SUPPLIED DATA –

------------------------------

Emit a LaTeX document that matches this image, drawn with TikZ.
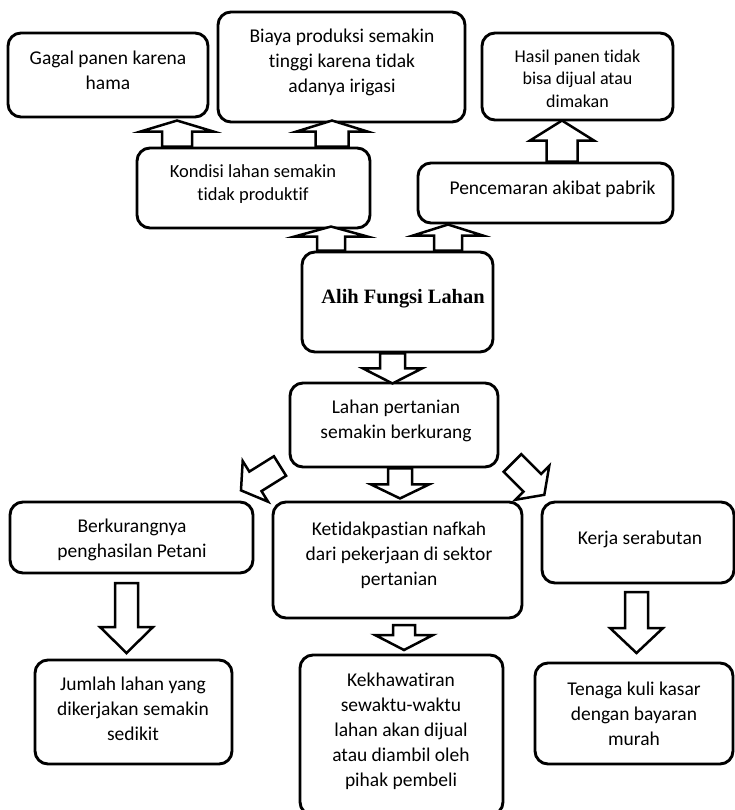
\documentclass[tikz,border=0pt]{standalone}
\usepackage{fontspec}
\setmainfont{Carlito}[Ligatures=NoCommon]
\newfontfamily\titlefont{Liberation Serif}

\tikzset{
  box/.style={draw=black, line width=2.9pt, rounded corners=13pt, inner sep=0pt},
  txt/.style={align=center, inner sep=0pt, text=black, yshift=-2.5pt,
    font=\fontsize{19.5}{24.8}\selectfont,
    execute at begin node={\strut}, execute at end node={\strut}},
  arrowline/.style={draw=black, line width=2.5pt, fill=white, line join=miter},
  % block arrow along the local x axis: length, shaft half width, head half width, head length
  pics/barrow/.style n args={4}{code={
    \draw[arrowline] (0,-#2) -- ({#1-#4},-#2) -- ({#1-#4},-#3) -- (#1,0)
      -- ({#1-#4},#3) -- ({#1-#4},#2) -- (0,#2) -- cycle;
  }},
}

\begin{document}
\begin{tikzpicture}[x=1pt, y=-1pt]
\useasboundingbox (0,0) rectangle (735,810);

% boxes
\node[box, minimum width=200pt, minimum height=84pt]  (gagal)   at (108,75) {};
\node[box, minimum width=247pt, minimum height=110pt] (biaya)   at (341.5,67) {};
\node[box, minimum width=191pt, minimum height=87pt]  (hasil)   at (577.5,76.5) {};
\node[box, minimum width=233pt, minimum height=80pt]  (kondisi) at (253.5,188) {};
\node[box, minimum width=255pt, minimum height=60pt]  (cemar)   at (545.5,193) {};
\node[box, minimum width=191pt, minimum height=100pt] (alih)    at (397.5,302) {};
\node[box, minimum width=208pt, minimum height=84pt]  (lahan)   at (394,425) {};
\node[box, minimum width=243pt, minimum height=71pt]  (kurang)  at (131.5,537.5) {};
\node[box, minimum width=249pt, minimum height=116pt] (nafkah)  at (397.5,560) {};
\node[box, minimum width=192pt, minimum height=81pt]  (kerja)   at (638,542.5) {};
\node[box, minimum width=197pt, minimum height=104pt] (jumlah)  at (133.5,712) {};
\node[box, minimum width=203pt, minimum height=160pt] (khawatir) at (401.5,735) {};
\node[box, minimum width=198pt, minimum height=101pt] (tenaga)  at (634,713.5) {};

% texts
\node[txt] (gagal-t) at (108,71.5) {Gagal panen karena\\hama};
\node[txt] (biaya-t) at (342,62) {Biaya produksi semakin\\tinggi karena tidak\\adanya irigasi};
\node[txt, font=\fontsize{18}{22.5}\selectfont] (hasil-t) at (577.5,79.5) {Hasil panen tidak\\bisa dijual atau\\dimakan};
\node[txt, font=\fontsize{18.5}{23.5}\selectfont] (kondisi-t) at (253,183.5) {Kondisi lahan semakin\\tidak produktif};
\node[txt] (cemar-t) at (552.5,187) {Pencemaran akibat pabrik};
\node[txt, font=\titlefont\bfseries\fontsize{20.4}{24}\selectfont] (alih-t) at (403,296) {Alih Fungsi Lahan};
\node[txt] (lahan-t) at (396,420.5) {Lahan pertanian\\semakin berkurang};
\node[txt] (kurang-t) at (132,539.5) {Berkurangnya\\penghasilan Petani};
\node[txt] (nafkah-t) at (399,555) {Ketidakpastian nafkah\\dari pekerjaan di sektor\\pertanian};
\node[txt] (kerja-t) at (640,537) {Kerja serabutan};
\node[txt] (jumlah-t) at (133,710) {Jumlah lahan yang\\dikerjakan semakin\\sedikit};
\node[txt] (khawatir-t) at (401,731) {Kekhawatiran\\sewaktu-waktu\\lahan akan dijual\\atau diambil oleh\\pihak pembeli};
\node[txt] (tenaga-t) at (634,715) {Tenaga kuli kasar\\dengan bayaran\\murah};

% block arrows
\pic[rotate=90]  at (177,0 |- kondisi.north) {barrow={26}{15}{36.5}{11}};
\pic[rotate=90]  at (332,0 |- kondisi.north) {barrow={26}{16.5}{35.5}{11}};
\pic[rotate=90]  at (562,0 |- cemar.north)   {barrow={41}{15.5}{32}{20}};
\pic[rotate=90]  at (331,0 |- alih.north)    {barrow={24}{14}{36.5}{10}};
\pic[rotate=90]  at (448,0 |- alih.north)    {barrow={26}{14}{35}{11}};
\pic[rotate=-90] at (392.5,0 |- alih.south)  {barrow={30}{12.5}{29.5}{15}};
\pic[rotate=-90] at (400,0 |- lahan.south)   {barrow={30}{12}{29}{14}};
\pic[rotate=212] at (280,466)                {barrow={46}{11.5}{24}{17}};
\pic[rotate=-45] at (512.5,463)              {barrow={45}{12.4}{24}{17}};
\pic[rotate=-90] at (126.5,583)              {barrow={70}{11.5}{26.5}{26}};
\pic[rotate=-90] at (636.5,592)              {barrow={61}{11.5}{26.5}{25}};
\pic[rotate=-90] at (404,625)                {barrow={25}{11}{29}{15}};
\end{tikzpicture}
\end{document}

------------------------------

WRITTEN PROBLEM – Exactly as written, return every line of the listing, but not the pictures.

THE COMPLETED TASK –
Emit a LaTeX document that matches this image, drawn with TikZ.
\documentclass[tikz,border=0pt]{standalone}
\usepackage{fontspec}
\setmainfont{Carlito}[Ligatures=NoCommon]
\newfontfamily\titlefont{Liberation Serif}

\tikzset{
  box/.style={draw=black, line width=2.9pt, rounded corners=13pt, inner sep=0pt},
  txt/.style={align=center, inner sep=0pt, text=black, yshift=-2.5pt,
    font=\fontsize{19.5}{24.8}\selectfont,
    execute at begin node={\strut}, execute at end node={\strut}},
  arrowline/.style={draw=black, line width=2.5pt, fill=white, line join=miter},
  % block arrow along the local x axis: length, shaft half width, head half width, head length
  pics/barrow/.style n args={4}{code={
    \draw[arrowline] (0,-#2) -- ({#1-#4},-#2) -- ({#1-#4},-#3) -- (#1,0)
      -- ({#1-#4},#3) -- ({#1-#4},#2) -- (0,#2) -- cycle;
  }},
}

\begin{document}
\begin{tikzpicture}[x=1pt, y=-1pt]
\useasboundingbox (0,0) rectangle (735,810);

% boxes
\node[box, minimum width=200pt, minimum height=84pt]  (gagal)   at (108,75) {};
\node[box, minimum width=247pt, minimum height=110pt] (biaya)   at (341.5,67) {};
\node[box, minimum width=191pt, minimum height=87pt]  (hasil)   at (577.5,76.5) {};
\node[box, minimum width=233pt, minimum height=80pt]  (kondisi) at (253.5,188) {};
\node[box, minimum width=255pt, minimum height=60pt]  (cemar)   at (545.5,193) {};
\node[box, minimum width=191pt, minimum height=100pt] (alih)    at (397.5,302) {};
\node[box, minimum width=208pt, minimum height=84pt]  (lahan)   at (394,425) {};
\node[box, minimum width=243pt, minimum height=71pt]  (kurang)  at (131.5,537.5) {};
\node[box, minimum width=249pt, minimum height=116pt] (nafkah)  at (397.5,560) {};
\node[box, minimum width=192pt, minimum height=81pt]  (kerja)   at (638,542.5) {};
\node[box, minimum width=197pt, minimum height=104pt] (jumlah)  at (133.5,712) {};
\node[box, minimum width=203pt, minimum height=160pt] (khawatir) at (401.5,735) {};
\node[box, minimum width=198pt, minimum height=101pt] (tenaga)  at (634,713.5) {};

% texts
\node[txt] (gagal-t) at (108,71.5) {Gagal panen karena\\hama};
\node[txt] (biaya-t) at (342,62) {Biaya produksi semakin\\tinggi karena tidak\\adanya irigasi};
\node[txt, font=\fontsize{18}{22.5}\selectfont] (hasil-t) at (577.5,79.5) {Hasil panen tidak\\bisa dijual atau\\dimakan};
\node[txt, font=\fontsize{18.5}{23.5}\selectfont] (kondisi-t) at (253,183.5) {Kondisi lahan semakin\\tidak produktif};
\node[txt] (cemar-t) at (552.5,187) {Pencemaran akibat pabrik};
\node[txt, font=\titlefont\bfseries\fontsize{20.4}{24}\selectfont] (alih-t) at (403,296) {Alih Fungsi Lahan};
\node[txt] (lahan-t) at (396,420.5) {Lahan pertanian\\semakin berkurang};
\node[txt] (kurang-t) at (132,539.5) {Berkurangnya\\penghasilan Petani};
\node[txt] (nafkah-t) at (399,555) {Ketidakpastian nafkah\\dari pekerjaan di sektor\\pertanian};
\node[txt] (kerja-t) at (640,537) {Kerja serabutan};
\node[txt] (jumlah-t) at (133,710) {Jumlah lahan yang\\dikerjakan semakin\\sedikit};
\node[txt] (khawatir-t) at (401,731) {Kekhawatiran\\sewaktu-waktu\\lahan akan dijual\\atau diambil oleh\\pihak pembeli};
\node[txt] (tenaga-t) at (634,715) {Tenaga kuli kasar\\dengan bayaran\\murah};

% block arrows
\pic[rotate=90]  at (177,0 |- kondisi.north) {barrow={26}{15}{36.5}{11}};
\pic[rotate=90]  at (332,0 |- kondisi.north) {barrow={26}{16.5}{35.5}{11}};
\pic[rotate=90]  at (562,0 |- cemar.north)   {barrow={41}{15.5}{32}{20}};
\pic[rotate=90]  at (331,0 |- alih.north)    {barrow={24}{14}{36.5}{10}};
\pic[rotate=90]  at (448,0 |- alih.north)    {barrow={26}{14}{35}{11}};
\pic[rotate=-90] at (392.5,0 |- alih.south)  {barrow={30}{12.5}{29.5}{15}};
\pic[rotate=-90] at (400,0 |- lahan.south)   {barrow={30}{12}{29}{14}};
\pic[rotate=212] at (280,466)                {barrow={46}{11.5}{24}{17}};
\pic[rotate=-45] at (512.5,463)              {barrow={45}{12.4}{24}{17}};
\pic[rotate=-90] at (126.5,583)              {barrow={70}{11.5}{26.5}{26}};
\pic[rotate=-90] at (636.5,592)              {barrow={61}{11.5}{26.5}{25}};
\pic[rotate=-90] at (404,625)                {barrow={25}{11}{29}{15}};
\end{tikzpicture}
\end{document}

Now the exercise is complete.